Jim Thompson, Un uomo da niente

Einaudi, 250 pagine, 17 euro

Thompson è uno dei pochi eredi di Hammett che continuano a sorprenderci per la loro forza nel genere noir, intatta dopo tanti anni e a confronto con i successori e imitatori. Quel noir che aveva al centro la negazione: il fascino del crimine e diciamo pure della violenza e della morte che caratterizza la società, forse ogni società. Come il protagonista di Fiesta, l’aitante giornalista Brownie è rimasto ferito in guerra perdendo la sua virilità.

Cinico e sincero con se stesso, ironico e anche sferzante, ma con un fondo di immedicabile romanticismo e dolore, piace molto alle donne ma finisce per ammazzarle, è distruttivo e autodistruttivo fino all’estremo, in un mondo dove è il denaro a guidare il gioco ma senza poter coprire i bisogni primari, la solitudine di ognuno, variamente mascherata.
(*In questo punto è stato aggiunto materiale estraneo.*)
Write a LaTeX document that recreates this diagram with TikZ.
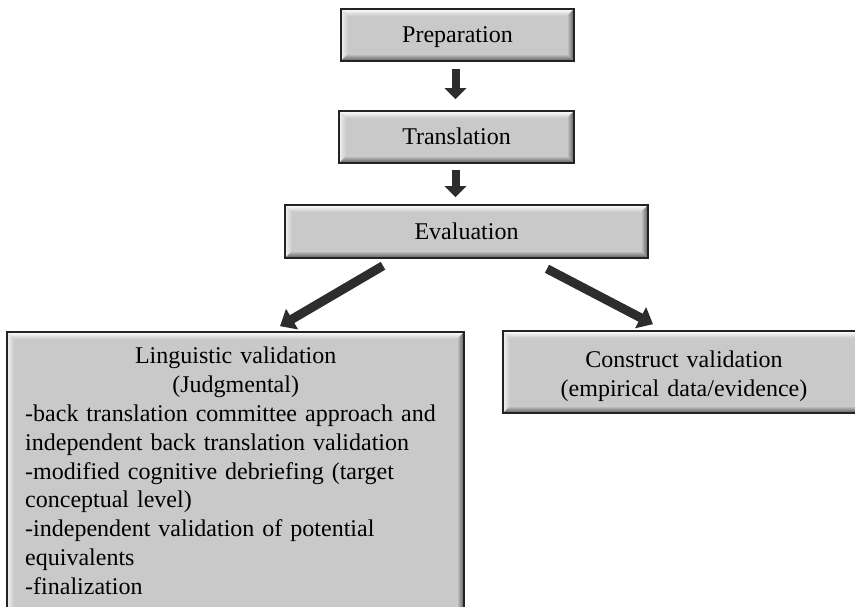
\documentclass[tikz,border=0pt]{standalone}
\usepackage{fontspec}
\setmainfont{Liberation Serif}
\usetikzlibrary{arrows.meta,calc}
\definecolor{boxgray}{RGB}{201,201,201}
\definecolor{arrowgray}{RGB}{45,45,45}
\definecolor{edgegray}{RGB}{35,35,35}
\tikzset{
  bevelbox/.style={rectangle, draw=edgegray, line width=1.6pt, fill=boxgray, inner sep=0pt,
    font=\fontsize{24}{28.8}\selectfont, align=center,
    path picture={
      \path (path picture bounding box.north west) coordinate (pnw)
            (path picture bounding box.north east) coordinate (pne)
            (path picture bounding box.south west) coordinate (psw)
            (path picture bounding box.south east) coordinate (pse);
      \shade[top color=white, bottom color=boxgray]
        (pnw) -- (pne) -- ($(pne)+(-7pt,-7pt)$) -- ($(pnw)+(7pt,-7pt)$) -- cycle;
      \shade[left color=white!75!boxgray, right color=boxgray]
        (pnw) -- ($(pnw)+(7pt,-7pt)$) -- ($(psw)+(7pt,7pt)$) -- (psw) -- cycle;
      \shade[left color=boxgray, right color=black!65]
        (pne) -- ($(pne)+(-7pt,-7pt)$) -- ($(pse)+(-7pt,7pt)$) -- (pse) -- cycle;
      \shade[top color=boxgray, bottom color=black!65]
        (psw) -- ($(psw)+(7pt,7pt)$) -- ($(pse)+(-7pt,7pt)$) -- (pse) -- cycle;
    }},
  oneline/.style={text height=18pt, text depth=2pt},
  vertarrow/.style={draw=arrowgray, line width=8pt, -{Triangle[width=21pt,length=11pt]}},
  diagarrow/.style={draw=arrowgray, line width=9pt, -{Triangle[width=23pt,length=14pt]}},
  bodytext/.style={font=\fontsize{24}{28.8}\selectfont, inner sep=0pt, text width=421pt, align=left},
  centertext/.style={font=\fontsize{24}{28.8}\selectfont, inner sep=0pt, text width=340pt, align=center}
}
\begin{document}
\begin{tikzpicture}[x=1pt,y=1pt]
\useasboundingbox (0,0) rectangle (855,606);
\fill[white] (0,0) rectangle (855,606);
\clip (0,0) rectangle (855,606);

\node[bevelbox, oneline, minimum width=233pt, minimum height=52pt] (prep) at (457.5,571) {Preparation};
\node[bevelbox, oneline, minimum width=235pt, minimum height=52pt] (trans) at (456.5,469) {Translation};
\node[bevelbox, oneline, minimum width=363pt, minimum height=53pt] (eval) at (466.5,374.5) {Evaluation};
\node[bevelbox, minimum width=457pt, minimum height=284pt] (ling) at (235.5,132) {};
\node[bevelbox, minimum width=362pt, minimum height=82pt] (cons) at (684,234) {};

\node[bodytext, anchor=base west] (lingtext) at (25,242)
  {{\centering Linguistic validation\\(Judgmental)\par}
   -back translation committee approach and\\
   independent back translation validation\\
   -modified cognitive debriefing (target\\
   conceptual level)\\
   -independent validation of potential\\
   equivalents\\
   -finalization};
\node[centertext, anchor=base] (constext) at (684,238)
  {Construct validation\\(empirical data/evidence)};

\draw[vertarrow, shorten <=7pt, shorten >=11pt] ([xshift=-2pt]prep.south) -- ([xshift=-1pt]trans.north);
\draw[vertarrow, shorten <=6pt, shorten >=7pt] ([xshift=-1pt]trans.south) -- ([xshift=-11pt]eval.north);
\draw[diagarrow] ([xshift=-83.5pt,yshift=-7pt]eval.south) -- ([xshift=44.5pt,yshift=5pt]ling.north);
\draw[diagarrow] ([xshift=80.5pt,yshift=-10pt]eval.south) -- ([xshift=-31pt,yshift=6pt]cons.north);
\end{tikzpicture}
\end{document}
Si capisce perché Thompson sia piaciuto così tanto a Kubrick e a Peckinpah, estremisti come lui nel loro confronto con le umane e sociali impossibilità e con le costrizioni che su di esse sono cresciute.

La nuova traduzione di Luca Briasco permette di godere della velocità e durezza di uno stile hard-boiled negato dal chiacchiericcio di noiristi del tutto privi di quel senso del tragico che veniva a Thompson dalla lettura dei tragici greci e forse di Céline, ma soprattutto dall’eseperienza diretta della bruttezza e della violenza del mondo. Con David Goodis, resta il primo dei noiristi, perché davvero il più “nero”.